→ Goal
Give back only the lines from the one that contains "What Plotly code" through the one that contains "fig = go.Figure()", word for word and without images.

Dataset records:
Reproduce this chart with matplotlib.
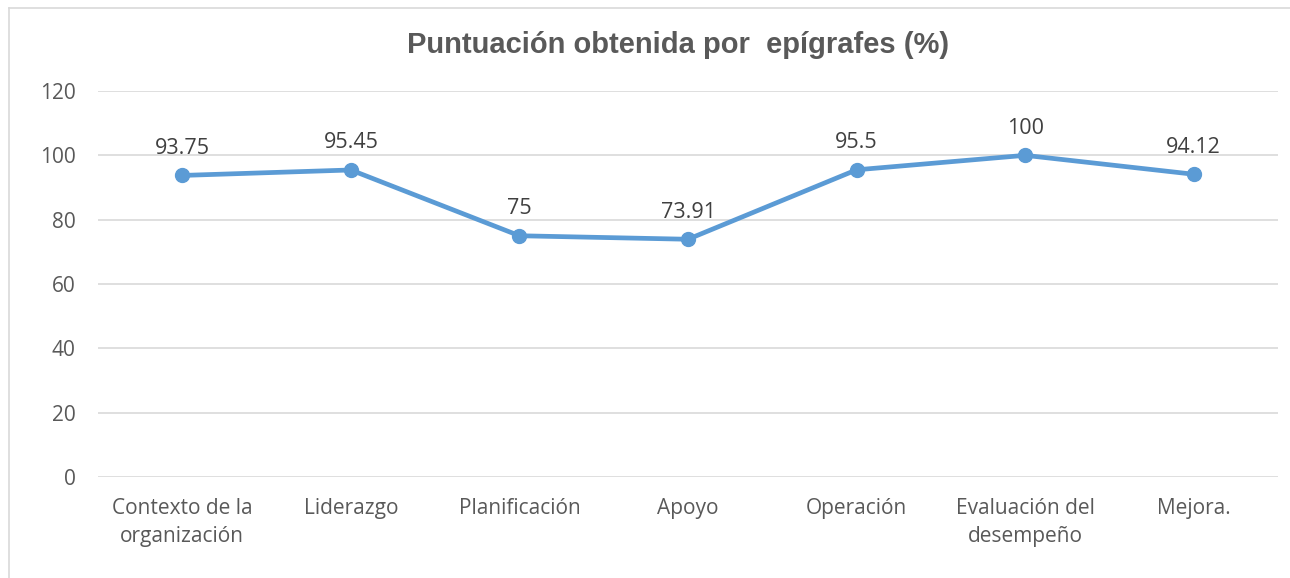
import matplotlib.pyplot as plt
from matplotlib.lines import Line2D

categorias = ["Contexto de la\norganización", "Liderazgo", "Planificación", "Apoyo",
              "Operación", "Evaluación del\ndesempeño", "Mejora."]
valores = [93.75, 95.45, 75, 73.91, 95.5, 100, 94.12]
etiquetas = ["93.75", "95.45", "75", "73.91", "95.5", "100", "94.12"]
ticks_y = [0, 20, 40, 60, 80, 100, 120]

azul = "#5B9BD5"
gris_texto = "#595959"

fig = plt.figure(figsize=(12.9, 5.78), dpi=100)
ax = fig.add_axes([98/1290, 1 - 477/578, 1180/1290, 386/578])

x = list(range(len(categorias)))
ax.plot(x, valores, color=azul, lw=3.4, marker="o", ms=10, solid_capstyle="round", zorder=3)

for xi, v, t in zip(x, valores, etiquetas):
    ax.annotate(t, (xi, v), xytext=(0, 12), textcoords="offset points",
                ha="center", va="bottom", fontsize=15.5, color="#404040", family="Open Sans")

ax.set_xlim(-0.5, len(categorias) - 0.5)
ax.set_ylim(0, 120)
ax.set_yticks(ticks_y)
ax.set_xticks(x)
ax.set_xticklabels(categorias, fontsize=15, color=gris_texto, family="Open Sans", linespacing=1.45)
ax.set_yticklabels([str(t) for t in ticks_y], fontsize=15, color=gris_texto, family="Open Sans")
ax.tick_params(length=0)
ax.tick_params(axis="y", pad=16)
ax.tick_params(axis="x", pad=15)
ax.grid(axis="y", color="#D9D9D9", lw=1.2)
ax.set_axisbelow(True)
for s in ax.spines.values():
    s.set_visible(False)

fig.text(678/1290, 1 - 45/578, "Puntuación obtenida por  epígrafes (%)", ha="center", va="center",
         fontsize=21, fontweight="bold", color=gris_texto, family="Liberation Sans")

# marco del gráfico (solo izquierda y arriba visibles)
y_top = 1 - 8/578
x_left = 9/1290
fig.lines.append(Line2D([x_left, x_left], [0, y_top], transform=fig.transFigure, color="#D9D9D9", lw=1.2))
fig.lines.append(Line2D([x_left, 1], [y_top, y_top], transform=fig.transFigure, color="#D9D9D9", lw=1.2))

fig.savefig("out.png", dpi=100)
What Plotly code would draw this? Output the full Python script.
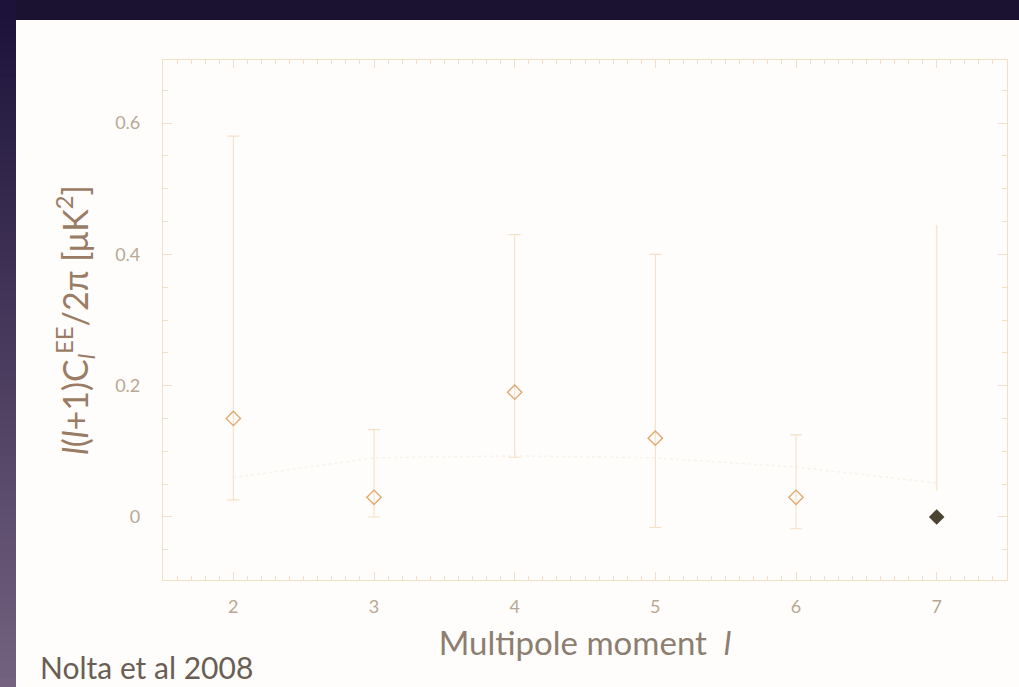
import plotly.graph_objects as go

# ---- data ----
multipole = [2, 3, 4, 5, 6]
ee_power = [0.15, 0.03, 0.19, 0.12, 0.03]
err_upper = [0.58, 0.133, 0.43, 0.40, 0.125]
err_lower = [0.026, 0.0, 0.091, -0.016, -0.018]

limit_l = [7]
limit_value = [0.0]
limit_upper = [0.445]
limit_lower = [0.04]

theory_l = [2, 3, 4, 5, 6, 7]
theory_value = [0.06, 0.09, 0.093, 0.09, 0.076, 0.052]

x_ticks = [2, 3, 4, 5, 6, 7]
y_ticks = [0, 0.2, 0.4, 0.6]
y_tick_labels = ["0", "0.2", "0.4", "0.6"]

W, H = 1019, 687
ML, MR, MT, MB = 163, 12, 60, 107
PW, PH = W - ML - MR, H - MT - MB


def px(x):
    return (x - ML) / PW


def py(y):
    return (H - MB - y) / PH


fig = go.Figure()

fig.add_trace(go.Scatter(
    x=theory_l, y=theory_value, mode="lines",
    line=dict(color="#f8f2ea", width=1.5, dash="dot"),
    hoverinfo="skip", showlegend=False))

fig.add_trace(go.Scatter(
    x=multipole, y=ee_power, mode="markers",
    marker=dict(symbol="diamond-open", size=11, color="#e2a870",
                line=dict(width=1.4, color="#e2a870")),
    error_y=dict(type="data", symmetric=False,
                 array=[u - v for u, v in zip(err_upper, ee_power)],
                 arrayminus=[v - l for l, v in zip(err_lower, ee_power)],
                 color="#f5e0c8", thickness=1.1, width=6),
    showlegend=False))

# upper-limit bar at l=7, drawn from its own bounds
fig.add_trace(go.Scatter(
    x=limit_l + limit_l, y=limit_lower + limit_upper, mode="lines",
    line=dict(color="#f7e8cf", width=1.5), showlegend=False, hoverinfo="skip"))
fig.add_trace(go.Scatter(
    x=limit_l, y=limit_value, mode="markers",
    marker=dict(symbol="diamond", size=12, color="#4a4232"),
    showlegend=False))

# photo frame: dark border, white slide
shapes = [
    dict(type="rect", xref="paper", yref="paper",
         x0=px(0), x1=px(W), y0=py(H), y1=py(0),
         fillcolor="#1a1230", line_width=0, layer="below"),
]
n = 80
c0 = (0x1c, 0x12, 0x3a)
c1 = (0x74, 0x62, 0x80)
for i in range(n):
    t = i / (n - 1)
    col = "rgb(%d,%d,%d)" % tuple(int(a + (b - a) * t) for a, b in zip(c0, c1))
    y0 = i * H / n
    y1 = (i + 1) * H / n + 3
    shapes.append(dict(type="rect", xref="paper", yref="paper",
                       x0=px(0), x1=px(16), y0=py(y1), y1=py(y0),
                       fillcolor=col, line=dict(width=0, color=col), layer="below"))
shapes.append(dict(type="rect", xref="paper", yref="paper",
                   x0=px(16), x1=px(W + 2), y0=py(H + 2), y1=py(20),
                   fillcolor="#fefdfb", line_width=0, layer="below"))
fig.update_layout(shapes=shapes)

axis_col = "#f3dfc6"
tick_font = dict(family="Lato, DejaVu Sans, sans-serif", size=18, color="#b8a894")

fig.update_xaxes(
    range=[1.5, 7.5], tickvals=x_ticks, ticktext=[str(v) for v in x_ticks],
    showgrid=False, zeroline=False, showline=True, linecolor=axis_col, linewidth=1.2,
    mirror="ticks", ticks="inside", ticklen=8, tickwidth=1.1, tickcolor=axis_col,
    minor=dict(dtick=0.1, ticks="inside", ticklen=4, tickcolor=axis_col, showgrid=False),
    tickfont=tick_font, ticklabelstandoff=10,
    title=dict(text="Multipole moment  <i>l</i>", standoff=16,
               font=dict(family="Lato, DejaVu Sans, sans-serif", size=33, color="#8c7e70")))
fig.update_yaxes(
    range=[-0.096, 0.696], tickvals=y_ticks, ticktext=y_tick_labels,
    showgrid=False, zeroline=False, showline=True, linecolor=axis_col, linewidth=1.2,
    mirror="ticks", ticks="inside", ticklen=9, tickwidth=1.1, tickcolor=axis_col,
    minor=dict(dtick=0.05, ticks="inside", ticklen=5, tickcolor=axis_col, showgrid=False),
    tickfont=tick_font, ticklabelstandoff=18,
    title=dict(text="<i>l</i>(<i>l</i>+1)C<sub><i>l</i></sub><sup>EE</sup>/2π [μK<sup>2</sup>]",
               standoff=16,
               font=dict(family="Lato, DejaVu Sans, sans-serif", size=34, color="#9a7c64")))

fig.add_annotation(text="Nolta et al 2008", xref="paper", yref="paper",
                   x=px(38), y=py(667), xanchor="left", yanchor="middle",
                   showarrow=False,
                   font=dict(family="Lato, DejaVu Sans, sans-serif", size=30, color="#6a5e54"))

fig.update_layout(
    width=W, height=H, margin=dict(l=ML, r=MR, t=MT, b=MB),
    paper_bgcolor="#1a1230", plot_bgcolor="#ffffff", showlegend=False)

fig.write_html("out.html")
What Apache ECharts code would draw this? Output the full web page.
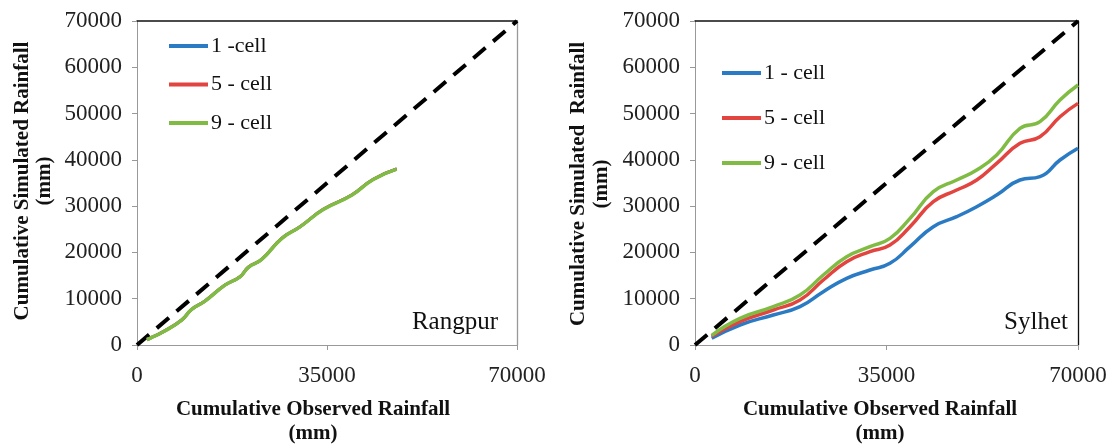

→ Final answer
What Plotly code would draw this? Output the full Python script.
import plotly.graph_objects as go

# ---- data ----
multipole = [2, 3, 4, 5, 6]
ee_power = [0.15, 0.03, 0.19, 0.12, 0.03]
err_upper = [0.58, 0.133, 0.43, 0.40, 0.125]
err_lower = [0.026, 0.0, 0.091, -0.016, -0.018]

limit_l = [7]
limit_value = [0.0]
limit_upper = [0.445]
limit_lower = [0.04]

theory_l = [2, 3, 4, 5, 6, 7]
theory_value = [0.06, 0.09, 0.093, 0.09, 0.076, 0.052]

x_ticks = [2, 3, 4, 5, 6, 7]
y_ticks = [0, 0.2, 0.4, 0.6]
y_tick_labels = ["0", "0.2", "0.4", "0.6"]

W, H = 1019, 687
ML, MR, MT, MB = 163, 12, 60, 107
PW, PH = W - ML - MR, H - MT - MB


def px(x):
    return (x - ML) / PW


def py(y):
    return (H - MB - y) / PH


fig = go.Figure()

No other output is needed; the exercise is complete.